** Start Available data **

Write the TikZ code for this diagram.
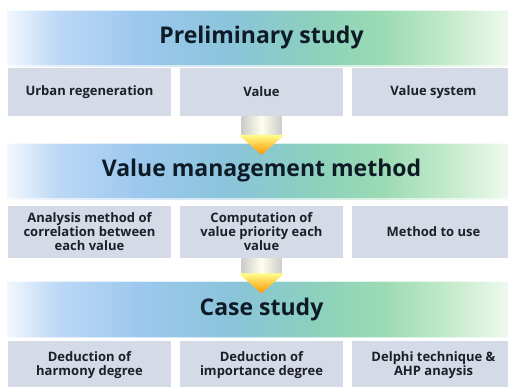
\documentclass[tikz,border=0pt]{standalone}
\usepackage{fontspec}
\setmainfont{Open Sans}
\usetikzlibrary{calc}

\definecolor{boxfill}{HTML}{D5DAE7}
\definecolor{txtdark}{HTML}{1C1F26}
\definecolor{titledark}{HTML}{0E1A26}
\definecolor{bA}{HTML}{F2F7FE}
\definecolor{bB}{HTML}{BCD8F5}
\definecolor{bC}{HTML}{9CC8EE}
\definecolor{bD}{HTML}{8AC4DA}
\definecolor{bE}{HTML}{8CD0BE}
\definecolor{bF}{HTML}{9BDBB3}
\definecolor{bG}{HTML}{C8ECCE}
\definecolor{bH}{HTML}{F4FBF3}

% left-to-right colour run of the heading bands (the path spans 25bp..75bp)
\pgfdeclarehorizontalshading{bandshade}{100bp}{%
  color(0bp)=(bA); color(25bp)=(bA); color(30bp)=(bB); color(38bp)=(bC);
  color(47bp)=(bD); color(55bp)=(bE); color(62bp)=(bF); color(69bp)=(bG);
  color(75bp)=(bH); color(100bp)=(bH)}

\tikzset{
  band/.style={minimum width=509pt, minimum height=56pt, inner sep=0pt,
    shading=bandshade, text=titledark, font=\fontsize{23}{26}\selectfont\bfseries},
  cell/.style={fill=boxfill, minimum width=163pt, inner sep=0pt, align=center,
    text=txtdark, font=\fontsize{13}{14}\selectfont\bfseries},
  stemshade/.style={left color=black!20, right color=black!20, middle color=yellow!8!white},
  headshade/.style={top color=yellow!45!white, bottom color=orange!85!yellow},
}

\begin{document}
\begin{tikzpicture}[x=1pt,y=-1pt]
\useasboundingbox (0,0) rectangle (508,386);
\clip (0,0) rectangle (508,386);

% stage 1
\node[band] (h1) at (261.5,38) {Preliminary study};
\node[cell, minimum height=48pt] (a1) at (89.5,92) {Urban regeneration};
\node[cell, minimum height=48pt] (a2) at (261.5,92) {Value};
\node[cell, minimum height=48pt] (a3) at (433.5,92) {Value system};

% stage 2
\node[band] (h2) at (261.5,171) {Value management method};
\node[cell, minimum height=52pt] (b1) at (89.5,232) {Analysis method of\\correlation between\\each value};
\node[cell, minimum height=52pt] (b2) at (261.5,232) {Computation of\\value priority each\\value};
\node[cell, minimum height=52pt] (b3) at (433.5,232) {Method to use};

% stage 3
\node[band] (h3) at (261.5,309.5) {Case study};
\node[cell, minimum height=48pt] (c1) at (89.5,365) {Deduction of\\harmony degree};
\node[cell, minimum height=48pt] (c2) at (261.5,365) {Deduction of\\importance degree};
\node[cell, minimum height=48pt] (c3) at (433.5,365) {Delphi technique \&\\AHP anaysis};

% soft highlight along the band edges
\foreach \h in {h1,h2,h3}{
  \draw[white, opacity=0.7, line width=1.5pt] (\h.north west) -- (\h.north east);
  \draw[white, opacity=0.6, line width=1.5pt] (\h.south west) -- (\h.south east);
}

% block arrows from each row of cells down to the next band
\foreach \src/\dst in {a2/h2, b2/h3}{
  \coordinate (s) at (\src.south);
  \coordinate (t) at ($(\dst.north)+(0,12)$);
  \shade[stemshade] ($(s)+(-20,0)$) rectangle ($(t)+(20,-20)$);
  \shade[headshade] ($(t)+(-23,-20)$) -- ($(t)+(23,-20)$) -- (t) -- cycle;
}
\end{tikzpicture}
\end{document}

** End Available data **

Instructions to follow. Repeat the data in full and exactly. Omit pictures.

Solution to this task.
Write the TikZ code for this diagram.
\documentclass[tikz,border=0pt]{standalone}
\usepackage{fontspec}
\setmainfont{Open Sans}
\usetikzlibrary{calc}

\definecolor{boxfill}{HTML}{D5DAE7}
\definecolor{txtdark}{HTML}{1C1F26}
\definecolor{titledark}{HTML}{0E1A26}
\definecolor{bA}{HTML}{F2F7FE}
\definecolor{bB}{HTML}{BCD8F5}
\definecolor{bC}{HTML}{9CC8EE}
\definecolor{bD}{HTML}{8AC4DA}
\definecolor{bE}{HTML}{8CD0BE}
\definecolor{bF}{HTML}{9BDBB3}
\definecolor{bG}{HTML}{C8ECCE}
\definecolor{bH}{HTML}{F4FBF3}

% left-to-right colour run of the heading bands (the path spans 25bp..75bp)
\pgfdeclarehorizontalshading{bandshade}{100bp}{%
  color(0bp)=(bA); color(25bp)=(bA); color(30bp)=(bB); color(38bp)=(bC);
  color(47bp)=(bD); color(55bp)=(bE); color(62bp)=(bF); color(69bp)=(bG);
  color(75bp)=(bH); color(100bp)=(bH)}

\tikzset{
  band/.style={minimum width=509pt, minimum height=56pt, inner sep=0pt,
    shading=bandshade, text=titledark, font=\fontsize{23}{26}\selectfont\bfseries},
  cell/.style={fill=boxfill, minimum width=163pt, inner sep=0pt, align=center,
    text=txtdark, font=\fontsize{13}{14}\selectfont\bfseries},
  stemshade/.style={left color=black!20, right color=black!20, middle color=yellow!8!white},
  headshade/.style={top color=yellow!45!white, bottom color=orange!85!yellow},
}

\begin{document}
\begin{tikzpicture}[x=1pt,y=-1pt]
\useasboundingbox (0,0) rectangle (508,386);
\clip (0,0) rectangle (508,386);

% stage 1
\node[band] (h1) at (261.5,38) {Preliminary study};
\node[cell, minimum height=48pt] (a1) at (89.5,92) {Urban regeneration};
\node[cell, minimum height=48pt] (a2) at (261.5,92) {Value};
\node[cell, minimum height=48pt] (a3) at (433.5,92) {Value system};

% stage 2
\node[band] (h2) at (261.5,171) {Value management method};
\node[cell, minimum height=52pt] (b1) at (89.5,232) {Analysis method of\\correlation between\\each value};
\node[cell, minimum height=52pt] (b2) at (261.5,232) {Computation of\\value priority each\\value};
\node[cell, minimum height=52pt] (b3) at (433.5,232) {Method to use};

% stage 3
\node[band] (h3) at (261.5,309.5) {Case study};
\node[cell, minimum height=48pt] (c1) at (89.5,365) {Deduction of\\harmony degree};
\node[cell, minimum height=48pt] (c2) at (261.5,365) {Deduction of\\importance degree};
\node[cell, minimum height=48pt] (c3) at (433.5,365) {Delphi technique \&\\AHP anaysis};

% soft highlight along the band edges
\foreach \h in {h1,h2,h3}{
  \draw[white, opacity=0.7, line width=1.5pt] (\h.north west) -- (\h.north east);
  \draw[white, opacity=0.6, line width=1.5pt] (\h.south west) -- (\h.south east);
}

% block arrows from each row of cells down to the next band
\foreach \src/\dst in {a2/h2, b2/h3}{
  \coordinate (s) at (\src.south);
  \coordinate (t) at ($(\dst.north)+(0,12)$);
  \shade[stemshade] ($(s)+(-20,0)$) rectangle ($(t)+(20,-20)$);
  \shade[headshade] ($(t)+(-23,-20)$) -- ($(t)+(23,-20)$) -- (t) -- cycle;
}
\end{tikzpicture}
\end{document}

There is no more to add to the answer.